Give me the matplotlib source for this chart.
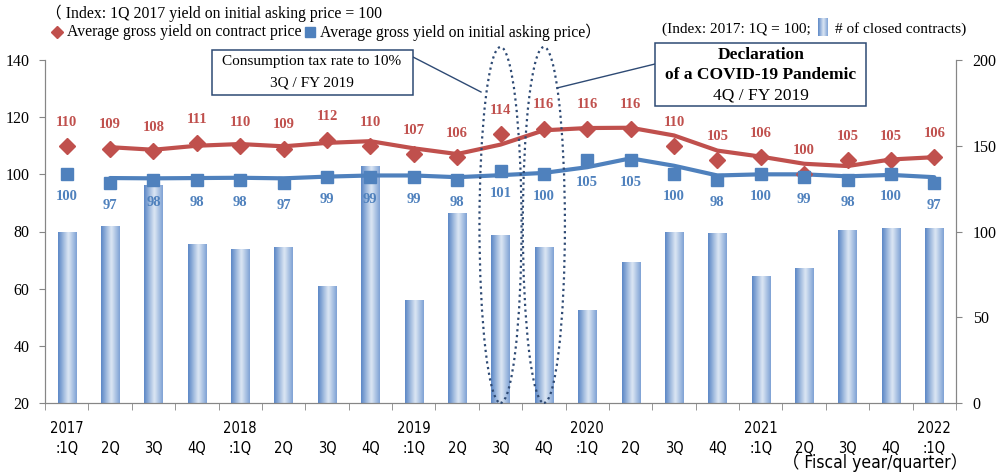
import numpy as np
import matplotlib
matplotlib.use('Agg')
from matplotlib import pyplot as plt
from matplotlib import font_manager
from matplotlib.patches import Ellipse, Rectangle
from matplotlib.lines import Line2D
from matplotlib.colors import LinearSegmentedColormap
from matplotlib.ticker import FixedLocator

# data
quarters = ['2017\n:1Q', ' \n2Q', ' \n3Q', ' \n4Q', '2018\n:1Q', ' \n2Q', ' \n3Q', ' \n4Q',
            '2019\n:1Q', ' \n2Q', ' \n3Q', ' \n4Q', '2020\n:1Q', ' \n2Q', ' \n3Q', ' \n4Q',
            '2021\n:1Q', ' \n2Q', ' \n3Q', ' \n4Q', '2022\n:1Q']
contract_yield = [110, 109, 108, 111, 110, 109, 112, 110, 107, 106, 114,
                  116, 116, 116, 110, 105, 106, 100, 105, 105, 106]
asking_yield = [100, 97, 98, 98, 98, 97, 99, 99, 99, 98, 101,
                100, 105, 105, 100, 98, 100, 99, 98, 100, 97]
# smoothed trend lines (start at 2Q 2017)
contract_trend = [np.nan, 109.5, 108.6, 110.0, 110.6, 109.8, 111.0, 111.6, 109.1, 107.1, 110.4,
                  115.4, 116.2, 116.3, 113.6, 108.3, 106.2, 103.7, 102.9, 105.2, 106.0]
asking_trend = [np.nan, 98.7, 98.6, 98.7, 98.8, 98.6, 99.2, 99.6, 99.6, 99.0, 99.7,
                100.5, 102.5, 105.6, 103.0, 99.6, 100.0, 100.0, 99.3, 99.8, 99.0]
closed_contracts = [100, 103, 127, 93, 90, 91, 68, 138, 60, 111, 98,
                    91, 54, 82, 100, 99, 74, 79, 101, 102, 102]

RED = '#C0504D'
BLUE = '#4F81BD'
GRAY = '#868686'
NAVY = '#2E4A74'

# look for a narrow sans face for the category labels
narrow_name, narrow_stretch = 'Liberation Sans', 'normal'
for f in font_manager.fontManager.ttflist:
    if f.style != 'normal' or f.weight not in (400, 'normal', 'regular'):
        continue
    if 'Narrow' in f.name or 'Condensed' in f.name or f.stretch in ('condensed', 'semi-condensed'):
        if 'Mono' in f.name or 'Serif' in f.name:
            continue
        narrow_name, narrow_stretch = f.name, f.stretch
        break
narrow = [narrow_name, 'Noto Sans CJK JP']

plt.rcParams['font.family'] = ['Liberation Serif', 'Noto Sans CJK JP', 'DejaVu Sans']

W, H = 999, 476
fig = plt.figure(figsize=(W / 100, H / 100), dpi=100)


def fx(x):
    return x / W


def fy(y):
    return 1 - y / H


ax = fig.add_axes([fx(45), fy(403), fx(956) - fx(45), fy(60) - fy(403)])
ax2 = ax.twinx()
ax.set_zorder(ax2.get_zorder() + 1)
ax.patch.set_visible(False)

x = np.arange(len(quarters))

# bars with horizontal gradient
cmap = LinearSegmentedColormap.from_list('bar', [(0, '#5B87C6'), (0.55, '#DDE7F4'), (1, '#7EA2D5')])
grad = np.linspace(0, 1, 64).reshape(1, -1)
bars = ax2.bar(x, closed_contracts, width=0.42, color='none', edgecolor='none')
for b in bars:
    bx, bw, bh = b.get_x(), b.get_width(), b.get_height()
    im = ax2.imshow(grad, extent=[bx, bx + bw, 0, bh], aspect='auto', cmap=cmap,
                    interpolation='bicubic', zorder=1)
    im.set_clip_path(b)
ax2.set_ylim(0, 200)
ax2.set_xlim(-0.5, 20.5)

# lines + markers
ax.plot(x, contract_trend, color=RED, lw=3, zorder=3, solid_capstyle='round')
ax.plot(x, asking_trend, color=BLUE, lw=3, zorder=3, solid_capstyle='round')
ax.plot(x, contract_yield, 'D', color=RED, ms=8, ls='none', zorder=4)
ax.plot(x, asking_yield, 's', color=BLUE, ms=8, ls='none', zorder=4)

for i in x:
    ax.annotate(str(contract_yield[i]), (i, contract_yield[i]), xytext=(0, 17),
                textcoords='offset points', ha='center', va='center',
                fontsize=10.5, fontweight='bold', color=RED, zorder=5)
    ax.annotate(str(asking_yield[i]), (i, asking_yield[i]), xytext=(0, -16),
                textcoords='offset points', ha='center', va='center',
                fontsize=10.5, fontweight='bold', color=BLUE, zorder=5)

ax.set_ylim(20, 140)
ax.set_xlim(-0.5, 20.5)
ax.set_yticks(range(20, 141, 20))
ax2.set_yticks(range(0, 201, 50))

# dotted ellipses around 3Q and 4Q FY2019
for cx in (10, 11):
    ax.add_patch(Ellipse((cx, 82.3), 0.97, 124.5, fill=False, ls=(0, (1, 1.6)),
                         lw=1.6, edgecolor=NAVY, clip_on=False, zorder=6))

# axes styling
for a in (ax, ax2):
    a.spines['top'].set_visible(False)
    for s in ('left', 'right', 'bottom'):
        a.spines[s].set_color(GRAY)
ax.set_xticks(x)
ax.set_xticklabels(quarters, family=narrow, stretch=narrow_stretch, fontsize=10.5, linespacing=1.45)
ax.xaxis.set_minor_locator(FixedLocator(np.arange(-0.5, 21, 1)))
ax.tick_params(axis='x', which='major', length=0, pad=13)
ax.tick_params(axis='x', which='minor', length=5, color=GRAY, direction='out')
ax.tick_params(axis='y', length=4, color=GRAY, labelsize=11.5, pad=7)
ax2.tick_params(axis='y', length=4, color=GRAY, labelsize=11.5, pad=8)

# annotation boxes
fig.patches.append(Rectangle((fx(212), fy(95)), fx(413) - fx(212), fy(50) - fy(95),
                             transform=fig.transFigure, facecolor='white',
                             edgecolor=NAVY, lw=1.1, zorder=10))
fig.text(fx(312), fy(62), 'Consumption tax rate to 10%', ha='center', va='center', fontsize=11, zorder=11)
fig.text(fx(312), fy(83), '3Q / FY 2019', ha='center', va='center', fontsize=11, zorder=11)
fig.lines.append(Line2D([fx(413), fx(481)], [fy(57), fy(92)], transform=fig.transFigure,
                        color=NAVY, lw=1, zorder=9))

fig.patches.append(Rectangle((fx(655), fy(106)), fx(866) - fx(655), fy(43) - fy(106),
                             transform=fig.transFigure, facecolor='white',
                             edgecolor=NAVY, lw=1.1, zorder=10))
fig.text(fx(761), fy(55), 'Declaration', ha='center', va='center', fontsize=12.5, fontweight='bold', zorder=11)
fig.text(fx(761), fy(75), 'of a COVID-19 Pandemic', ha='center', va='center', fontsize=12.5, fontweight='bold', zorder=11)
fig.text(fx(761), fy(95), '4Q / FY 2019', ha='center', va='center', fontsize=12.5, zorder=11)
fig.lines.append(Line2D([fx(655), fx(557)], [fy(64), fy(88)], transform=fig.transFigure,
                        color=NAVY, lw=1, zorder=9))

# legend texts at the top
fig.text(fx(46), fy(13), '（ Index: 1Q 2017 yield on initial asking price = 100', ha='left', va='center', fontsize=11.3)
fig.lines.append(Line2D([fx(57)], [fy(32)], transform=fig.transFigure, marker='D', ms=6.5, color=RED, ls='none'))
fig.text(fx(67), fy(32), 'Average gross yield on contract price', ha='left', va='center', fontsize=11.3)
fig.lines.append(Line2D([fx(310)], [fy(32)], transform=fig.transFigure, marker='s', ms=6.5, color=BLUE, ls='none'))
fig.text(fx(320), fy(32), 'Average gross yield on initial asking price）', ha='left', va='center', fontsize=11.3)

fig.text(fx(662), fy(29), '(Index: 2017: 1Q = 100;', ha='left', va='center', fontsize=11)
icon = fig.add_axes([fx(818), fy(36), fx(10), fy(18) - fy(36)])
icon.imshow(grad, aspect='auto', cmap=cmap, interpolation='bicubic')
icon.axis('off')
fig.text(fx(835), fy(29), '# of closed contracts)', ha='left', va='center', fontsize=11)

fig.text(fx(968), fy(463), '（ Fiscal year/quarter）', ha='right', va='center',
         family=narrow, stretch=narrow_stretch, fontsize=12.5)

fig.savefig('out.png', dpi=100)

- - -

WHAT YOU HAVE TO DO: Print, exactly as written, the lines above from the first one to the one containing "from matplotlib.ticker import FixedLocator". Leave out pictures.

ANSWER:
Give me the matplotlib source for this chart.
import numpy as np
import matplotlib
matplotlib.use('Agg')
from matplotlib import pyplot as plt
from matplotlib import font_manager
from matplotlib.patches import Ellipse, Rectangle
from matplotlib.lines import Line2D
from matplotlib.colors import LinearSegmentedColormap
from matplotlib.ticker import FixedLocator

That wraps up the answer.